Aus der militärischen Perspektive, die der genannte schwedische Journalist Lund darlegt, hat die syrische Armee nach einigen Rückschlägen, auch andernorts wichtige Gewinne gemacht. (Zu Lund ist zu bemerken, dass er sich seit vielen Jahren mit dem Konflikt in Syrien und seinen Beteiligten befasst und er dabei immer wieder eine Position durchscheinen lässt, die Verständnis für die Gegner Assads aufzeigt. Allerdings gibt es wenige, die sich derart gut unterrichtet sind, was selbst seine Kritiker zugestehen, die nicht seiner Meinung sind).

Umso mehr lässt seine Einschätzung aufhorchen, wonach die Salafisten und Dschihadisten militärisch am Rand der Niederlage stehen. Denn der syrischen Armee sei es gelungen auch in der Region bei Damaskus, bei der Stadt Daraija und in Ost-Ghouta wichtige Fortschritte zu machen. Die strategischen Absprachen zwischen Syrien, Russland und Iran erzielen offensichtlich Wirkung.

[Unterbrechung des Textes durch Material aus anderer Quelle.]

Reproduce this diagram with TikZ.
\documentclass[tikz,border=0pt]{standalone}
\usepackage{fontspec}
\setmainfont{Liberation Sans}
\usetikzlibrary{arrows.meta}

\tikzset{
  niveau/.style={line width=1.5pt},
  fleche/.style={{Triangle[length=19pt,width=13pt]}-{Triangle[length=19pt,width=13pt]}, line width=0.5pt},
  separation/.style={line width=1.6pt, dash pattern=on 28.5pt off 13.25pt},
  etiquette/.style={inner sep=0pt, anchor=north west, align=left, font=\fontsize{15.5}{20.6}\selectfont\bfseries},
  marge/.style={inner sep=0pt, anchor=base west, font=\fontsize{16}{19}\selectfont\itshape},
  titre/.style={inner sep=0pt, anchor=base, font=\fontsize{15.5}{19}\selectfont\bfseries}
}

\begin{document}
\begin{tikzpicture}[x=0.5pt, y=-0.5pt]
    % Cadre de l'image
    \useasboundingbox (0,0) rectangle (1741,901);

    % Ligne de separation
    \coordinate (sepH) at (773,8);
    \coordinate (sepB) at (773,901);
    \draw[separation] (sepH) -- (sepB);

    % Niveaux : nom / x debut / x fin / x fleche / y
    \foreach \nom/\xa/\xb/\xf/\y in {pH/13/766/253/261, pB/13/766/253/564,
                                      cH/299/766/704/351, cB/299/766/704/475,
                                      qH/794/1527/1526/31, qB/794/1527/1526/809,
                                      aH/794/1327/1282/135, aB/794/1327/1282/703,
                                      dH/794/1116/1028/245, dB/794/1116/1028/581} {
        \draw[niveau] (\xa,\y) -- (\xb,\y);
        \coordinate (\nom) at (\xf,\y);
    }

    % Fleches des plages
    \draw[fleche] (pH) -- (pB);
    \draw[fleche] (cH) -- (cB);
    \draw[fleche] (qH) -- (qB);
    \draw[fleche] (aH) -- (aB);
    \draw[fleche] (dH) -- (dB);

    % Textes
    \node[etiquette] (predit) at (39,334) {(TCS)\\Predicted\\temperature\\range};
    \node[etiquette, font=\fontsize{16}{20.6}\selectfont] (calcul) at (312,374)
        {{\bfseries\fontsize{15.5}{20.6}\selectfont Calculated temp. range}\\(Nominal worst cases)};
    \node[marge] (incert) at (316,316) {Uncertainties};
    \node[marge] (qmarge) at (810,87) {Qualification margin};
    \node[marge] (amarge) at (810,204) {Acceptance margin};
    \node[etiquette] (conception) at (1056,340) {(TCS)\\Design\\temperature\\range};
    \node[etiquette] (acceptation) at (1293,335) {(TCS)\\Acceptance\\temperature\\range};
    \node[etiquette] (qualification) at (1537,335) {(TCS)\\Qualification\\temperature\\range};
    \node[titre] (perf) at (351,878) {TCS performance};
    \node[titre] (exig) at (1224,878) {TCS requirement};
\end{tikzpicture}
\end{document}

Lund analysiert, dass die gegnerischen Milizen immer mehr wichtige urbane Stellungen verlieren und, so seine Aussicht, bald nur mehr die Kontrolle über ländliche Regionen haben werden.

Seiner Auffassung nach würde dies auch bei weiteren militärischen Erfolgen der syrischen Armee und ihrer Verbündeten den Krieg nicht beenden. Denn, so argumentiert Lund: "Der Aufstand ist gewiss abhängig von den ausländischen Staaten, die ihn unterstützen, aber seine Wurzeln sind hausgemacht".

Tausende Gegner Assads würden weiterkämpfen, im Untergrund der Regionen, die die Regierung Assad bereits unter Kontrolle hat. Die von Dschihadisten besetzten Regionen im Osten des Landes würden weiterhin Probleme bereiten und der kurdische Norden würde wegen der Autonomiebestrebungen auch ein Hindernis der vollständigen Restaurierung darstellen.

Bekanntlich gibt es zum Ursprung des Kriegs in Syrien andere Ansichten als die Lunds, die hausgemachten Problemen ein starkes Gewicht zuschreiben. Für nicht wenige gilt, was der deutsche Journalist Scholl-Latour mit dem "Fluch der bösen Tat" bezeichnet hat: Die Interventionen der ausländischen Mächte, Türkei, Saudi-Arabien und vor allem die Einmischung der USA, haben den Funken eines syrieninternen Konflikts, der lange Zeit noch regelbar schien, erst zum Krieg werden lassen.

Die Frage wird nun sein, wie sich diese Mächte zur Aussicht verhalten, dass die syrischen Truppen und ihre Verbündeten auf der militärischen Siegesstraße sind.